Interesting blog by Alan Couzens.

He states that he typically sees a 25% increase in VO2 max when athletes train long and slow, with hours more important than intensity, since stroke volume increases linearly with longer easy hours per week.

That the usual VO2 max high intensity training is good to squeeze the last drops out of it, but overall, only a 16% long term increase this way compared to the 25% VO2 max increase by putting in long slow hours long term.

He shows the stats of an outlier who had a 40% VO2 max increase in 3 years by decreasing intensity most of the time, and doing more hours of easy aerobic riding.

@micomico we have had some greats chats…

Does this sound famililar to what I have been saying for years???

It appears the examples are for 13 hours per week and over…I will admit I did just glance this over.

So will this work for someone on 8 hours per week?

Miss our chats…hope yo are well.

Likewise, Steve, you are wealth of esoteric knowledge in the cycling world.

Yep, you have been saying this for a very long time.

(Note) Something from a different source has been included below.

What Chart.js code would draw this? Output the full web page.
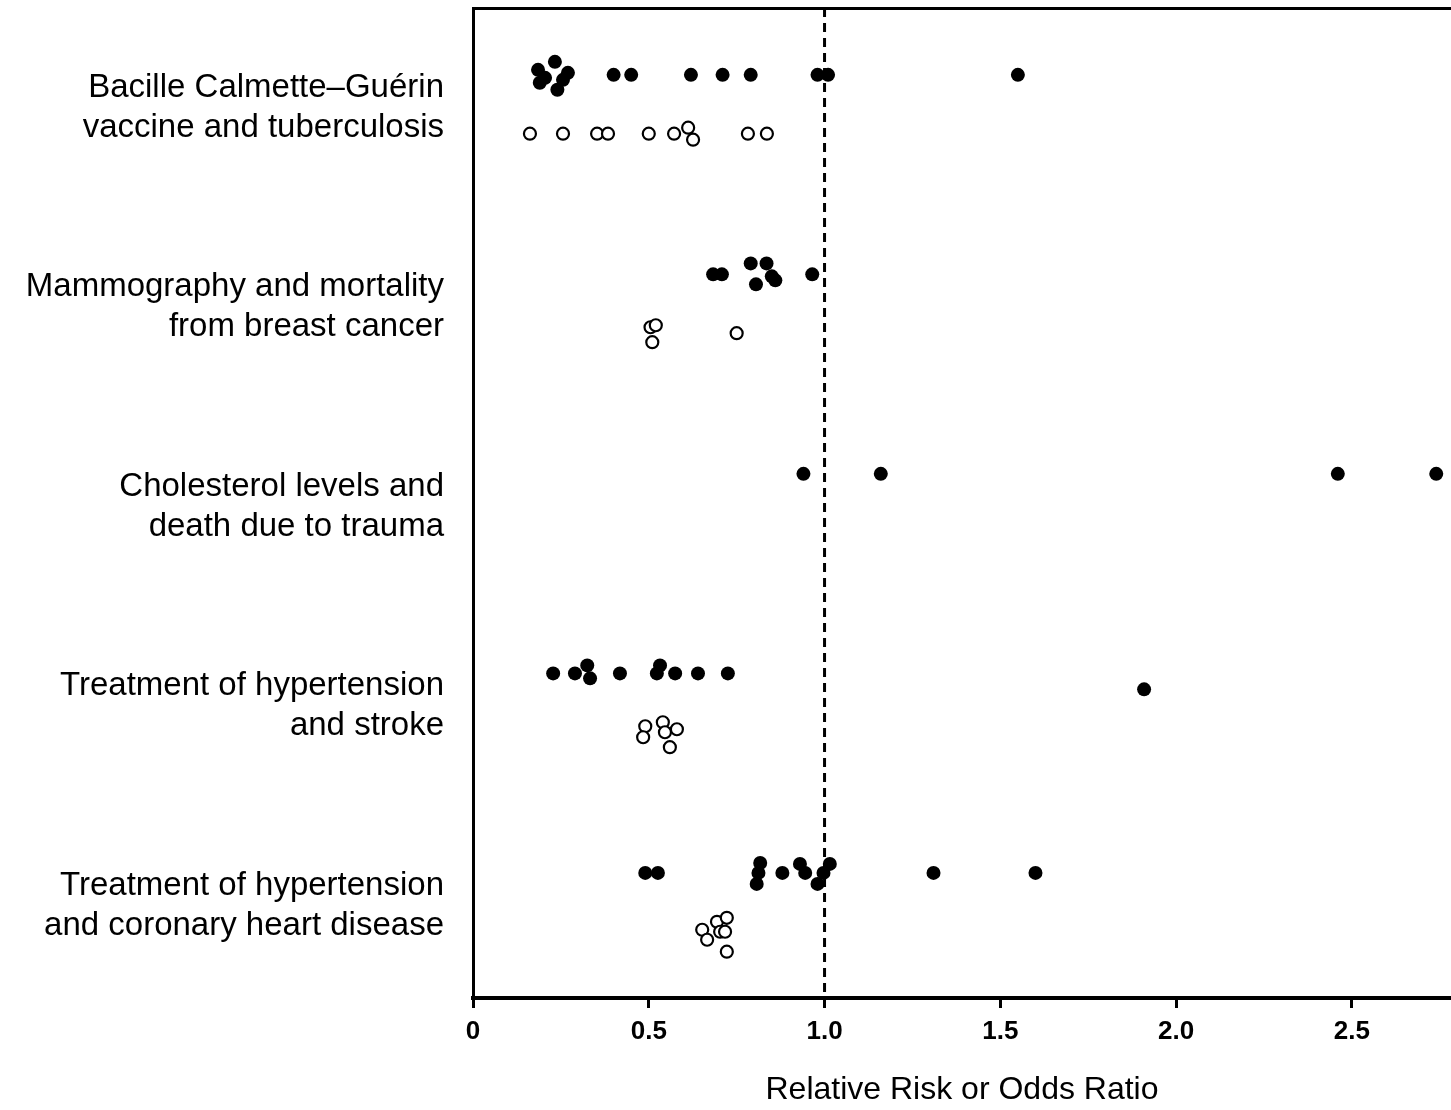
<!DOCTYPE html>
<html>
<head>
<meta charset="utf-8">
<script src="https://cdn.jsdelivr.net/npm/chart.js@4/dist/chart.umd.min.js"></script>
<style>
  body { margin: 0; background: #fff; }
  canvas { display: block; }
</style>
</head>
<body>
<canvas id="myChart" width="1451" height="1110"></canvas>
<script>
// row labels (top to bottom)
const rowLabels = [
    ["Bacille Calmette\u2013Gu\u00e9rin", "vaccine and tuberculosis"],
    ["Mammography and mortality", "from breast cancer"],
    ["Cholesterol levels and", "death due to trauma"],
    ["Treatment of hypertension", "and stroke"],
    ["Treatment of hypertension", "and coronary heart disease"]
]
const xTicks = [0, 0.5, 1.0, 1.5, 2.0, 2.5]
const xTitle = "Relative Risk or Odds Ratio"
const referenceValue = 1.0

// filled dots = first series, open circles = second series of each row
const bcgFilled = [0.185, 0.19, 0.205, 0.233, 0.24, 0.256, 0.27, 0.40, 0.45, 0.62, 0.71, 0.79, 0.98, 1.01, 1.55]
const bcgFilledJitter = [-0.025, 0.04, 0.015, -0.065, 0.075, 0.025, -0.01, 0, 0, 0, 0, 0, 0, 0, 0]
const bcgOpen = [0.162, 0.256, 0.353, 0.384, 0.50, 0.572, 0.612, 0.626, 0.782, 0.836]
const bcgOpenJitter = [0, 0, 0, 0, 0, 0, -0.03, 0.03, 0, 0]

const mammoFilled = [0.683, 0.708, 0.79, 0.805, 0.835, 0.85, 0.86, 0.965]
const mammoFilledJitter = [0, 0, -0.055, 0.05, -0.055, 0.01, 0.03, 0]
const mammoOpen = [0.505, 0.52, 0.51, 0.75]
const mammoOpenJitter = [-0.03, -0.04, 0.045, 0]

const cholFilled = [0.94, 1.16, 2.46, 2.74]
const cholFilledJitter = [0, 0, 0, 0]

const strokeFilled = [0.228, 0.29, 0.325, 0.333, 0.418, 0.523, 0.532, 0.575, 0.64, 0.725, 1.909]
const strokeFilledJitter = [0, 0, -0.04, 0.025, 0, 0, -0.04, 0, 0, 0, 0.08]
const strokeOpen = [0.49, 0.484, 0.54, 0.546, 0.58, 0.56]
const strokeOpenJitter = [-0.03, 0.025, -0.05, 0, -0.015, 0.075]

const chdFilled = [0.49, 0.526, 0.807, 0.812, 0.817, 0.88, 0.93, 0.945, 0.98, 0.997, 1.015, 1.31, 1.60]
const chdFilledJitter = [0, 0, 0.055, 0, -0.05, 0, -0.045, 0, 0.055, 0, -0.045, 0, 0]
const chdOpen = [0.652, 0.666, 0.694, 0.703, 0.722, 0.717, 0.722]
const chdOpenJitter = [-0.01, 0.04, -0.05, 0, -0.07, 0, 0.1]

const rows = [
    { filled: bcgFilled, filledJ: bcgFilledJitter, open: bcgOpen, openJ: bcgOpenJitter },
    { filled: mammoFilled, filledJ: mammoFilledJitter, open: mammoOpen, openJ: mammoOpenJitter },
    { filled: cholFilled, filledJ: cholFilledJitter, open: [], openJ: [] },
    { filled: strokeFilled, filledJ: strokeFilledJitter, open: strokeOpen, openJ: strokeOpenJitter },
    { filled: chdFilled, filledJ: chdFilledJitter, open: chdOpen, openJ: chdOpenJitter }
]

const FONT = "'Liberation Sans', Arial, sans-serif"

const datasets = []
rows.forEach((row, i) => {
    datasets.push({
        data: row.filled.map((v, k) => ({ x: v, y: i + 0.335 + row.filledJ[k] })),
        pointRadius: 7,
        pointBackgroundColor: '#000',
        pointBorderColor: '#000',
        pointBorderWidth: 0,
        showLine: false
    })
    if (row.open.length) {
        datasets.push({
            data: row.open.map((v, k) => ({ x: v, y: i + 0.63 + row.openJ[k] })),
            pointRadius: 6,
            pointBackgroundColor: '#fff',
            pointBorderColor: '#000',
            pointBorderWidth: 2.2,
            showLine: false
        })
    }
})

// dashed reference line at RR = 1
datasets.unshift({
    type: 'line',
    data: [{ x: referenceValue, y: 0 }, { x: referenceValue, y: 4.962 }],
    borderColor: '#000',
    borderWidth: 3,
    borderDash: [9, 6],
    pointRadius: 0,
    showLine: true,
    order: 10
})

const noPad = (axis) => {
    axis.paddingTop = 0
    axis.paddingBottom = 0
    axis.paddingLeft = 0
    axis.paddingRight = 0
}

const ctx = document.querySelector("#myChart").getContext("2d")

new Chart(ctx, {
    type: 'scatter',
    data: { datasets: datasets },
    options: {
        responsive: false,
        animation: false,
        clip: false,
        layout: { autoPadding: false, padding: { top: 8, right: 0, bottom: 0, left: 0 } },
        plugins: {
            legend: { display: false },
            tooltip: { enabled: false }
        },
        scales: {
            x: {
                type: 'linear',
                position: 'bottom',
                min: 0,
                max: 2.782,
                afterBuildTicks: (axis) => {
                    axis.ticks = xTicks.map(v => ({ value: v }))
                },
                afterFit: (axis) => { axis.height = 112; noPad(axis) },
                border: { display: true, color: '#000', width: 4 },
                grid: {
                    display: true,
                    drawOnChartArea: false,
                    drawTicks: true,
                    tickLength: 10,
                    tickWidth: 3,
                    tickColor: '#000'
                },
                ticks: {
                    color: '#000',
                    padding: 8,
                    maxRotation: 0,
                    font: { family: FONT, size: 26, weight: 'bold' },
                    callback: (v) => v === 0 ? "0" : v.toFixed(1)
                },
                title: {
                    display: true,
                    text: xTitle,
                    color: '#000',
                    padding: { top: 0, bottom: 1 },
                    font: { family: FONT, size: 32 }
                }
            },
            xTop: {
                type: 'linear',
                position: 'top',
                min: 0,
                max: 2.782,
                afterFit: (axis) => { axis.height = 0; noPad(axis) },
                border: { display: true, color: '#000', width: 3 },
                grid: { display: false, drawTicks: false },
                ticks: { display: false }
            },
            y: {
                type: 'linear',
                position: 'left',
                min: 0,
                max: 4.962,
                reverse: true,
                afterBuildTicks: (axis) => {
                    axis.ticks = rowLabels.map((l, i) => ({ value: i + 0.5 }))
                },
                afterFit: (axis) => { axis.width = 473; noPad(axis) },
                border: { display: true, color: '#000', width: 3 },
                grid: { display: false, drawTicks: false },
                ticks: {
                    color: '#000',
                    padding: 29,
                    font: { family: FONT, size: 33, lineHeight: 1.21 },
                    callback: (v) => rowLabels[Math.round(v - 0.5)]
                }
            }
        }
    }
})
</script>
</body>
</html>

I remember you saying, heard someone else mention it, that at 10 hours a week you start to take a bigger step forward. At 20 hours, well…

The linear rather than curvilinear relationship between stroke volume and more hours a week of easy rides is impressive. He noted that stroke volume increases with a greater number of muscle contractions, not intensity.

I wonder if the linear relationship would also have the same inclination in older riders.

For VO2, Alan claims volume matters.